Als Ergebnis spuckte der Rechner am Ende für jedes Jahrzehnt jeweils ein Durchschnittsporträt für Frauen und Männer heraus, das aus den Mittelwerten der erfassten Fotografien erstellt wurde. An diesen Bildern lässt sich wiederum sehr gut die Evolution des typischen Porträtgesichts, zumindest dem von jungen US-Amerikanern, ablesen.

Lächeln? Erst seit 1940 

Erst in den 1940ern gingen die Mundwinkel der Porträtierten Jahrzehnt für Jahrzehnt weiter nach oben, die Zähne wurden noch später entblößt. Die Frauen öffneten Ihre Münder ab den 1970ern, die Männer ab der Jahrtausendwende.

Die Autoren der Studie vermuten dafür mehrere Gründe: Schönheitsideale der jeweiligen Zeit, Technische Limitierungen bei der Belichtung und auch der Umstand, dass ein Foto aufzunehmen nicht immer - so wie heute im "Selfie-Zeitalter" der Fall -  etwas Alltägliches bedeutete. Bevor die Fotografie durch erschwingliche Kameras und Filme in die Haushalte der Menschen einzog, sei ein Porträtfoto eher wie ein gemaltes Gemälde betrachtet worden. 

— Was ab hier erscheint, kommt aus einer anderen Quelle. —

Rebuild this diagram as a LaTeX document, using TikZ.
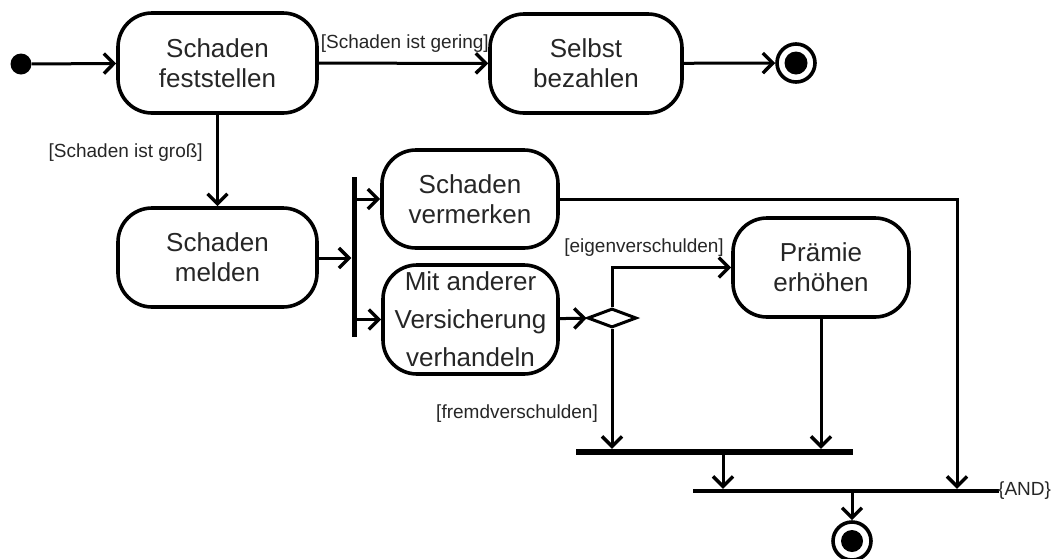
\documentclass[tikz,border=0pt]{standalone}
\usepackage{fontspec}
\setmainfont{Liberation Sans}
\usetikzlibrary{arrows.meta,shapes.geometric}
\begin{document}
\begin{tikzpicture}[x=1pt,y=-1pt,
  act/.style={draw, line width=3.6pt, rounded corners=34pt, inner sep=0pt,
    align=center, text=black!85, font=\fontsize{26}{30}\selectfont},
  lbl/.style={inner sep=0pt, text=black!85, font=\fontsize{19}{22}\selectfont},
  arr/.style={line width=3pt, -{Straight Barb[length=10pt,width=20pt,line width=3.4pt]}},
  bar/.style={fill=black, inner sep=0pt, draw=none},
  finalst/.style={circle, draw, line width=3.6pt, minimum size=38pt, inner sep=0pt},
  initst/.style={circle, fill=black, minimum size=21pt, inner sep=0pt}
]
\useasboundingbox (0,0) rectangle (1052,558);

% nodes
\node[initst] (init) at (21,64) {};
\node[act, minimum width=199pt, minimum height=100pt] (fest) at (217.5,63) {Schaden\\feststellen};
\node[act, minimum width=192pt, minimum height=99pt] (selbst) at (586,63.5) {Selbst\\bezahlen};
\node[finalst] (fin1) at (796,63) {};
\fill (fin1) circle (11.5);
\node[act, minimum width=199pt, minimum height=99pt] (melden) at (217.5,257.5) {Schaden\\melden};
\node[bar, minimum width=5pt, minimum height=160pt] (fork) at (354,257) {};
\node[act, minimum width=176pt, minimum height=98pt] (verm) at (470,199) {Schaden\\vermerken};
\node[act, minimum width=175pt, minimum height=109pt, font=\fontsize{26}{38}\selectfont] (mit) at (470.5,319.5) {Mit anderer\\Versicherung\\verhandeln};
\node[diamond, draw, line width=3pt, minimum width=49pt, minimum height=19pt, inner sep=0pt] (dia) at (612,318) {};
\node[act, minimum width=176pt, minimum height=99pt] (praemie) at (821,267.5) {Prämie\\erhöhen};
\node[bar, minimum width=277pt, minimum height=6pt] (bar1) at (714.5,452) {};
\node[bar, minimum width=306pt, minimum height=4pt] (bar2) at (846,491) {};
\node[finalst] (fin2) at (852,541) {};
\fill (fin2) circle (11);

\coordinate (xj) at (723,0);
\coordinate (xv) at (957,0);

% connectors
\draw[arr] (init) -- (fest);
\draw[arr] (fest) -- (selbst);
\draw[arr] (selbst) -- (fin1);
\draw[arr] (fest) -- (melden);
\draw[arr] (melden.east |- 0,258) -- (fork.west |- 0,258);
\draw[arr] (fork.east |- verm) -- (verm);
\draw[arr] (fork.east |- mit) -- (mit);
\draw[arr] (mit) -- (dia);
\draw[arr] (dia.north) |- (praemie.west);
\draw[arr] (dia.south) -- (dia.south |- bar1.north);
\draw[arr] (praemie) -- (praemie |- bar1.north);
\draw[arr] (verm.east) -| (bar2.north -| xv);
\draw[arr] (bar1.south -| xj) -- (bar2.north -| xj);
\draw[arr] (fin2 |- bar2.south) -- (fin2);

% labels
\node[lbl, anchor=east] (lg) at (489,44) {[Schaden ist gering]};
\node[lbl, anchor=east] (lgr) at (203,153) {[Schaden ist groß]};
\node[lbl, anchor=east] (le) at (724,248) {[eigenverschulden]};
\node[lbl, anchor=east] (lf) at (598,414) {[fremdverschulden]};
\node[lbl, anchor=west] (land) at (998,491) {\{AND\}};
\end{tikzpicture}
\end{document}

Mit ihrem Projekt wollen die fünf Autoren nach eigener Aussage ein Stück Kulturgeschichte dokumentieren, das nicht in Wort und Schrift archiviert ist, da Fotografie laut der Autoren auch Details der Welt einfange, die zu abstrakt oder auch zu banal sind, um sie niederzuschreiben - ein Schatz der von Historikern bislang nicht gehoben worden sei.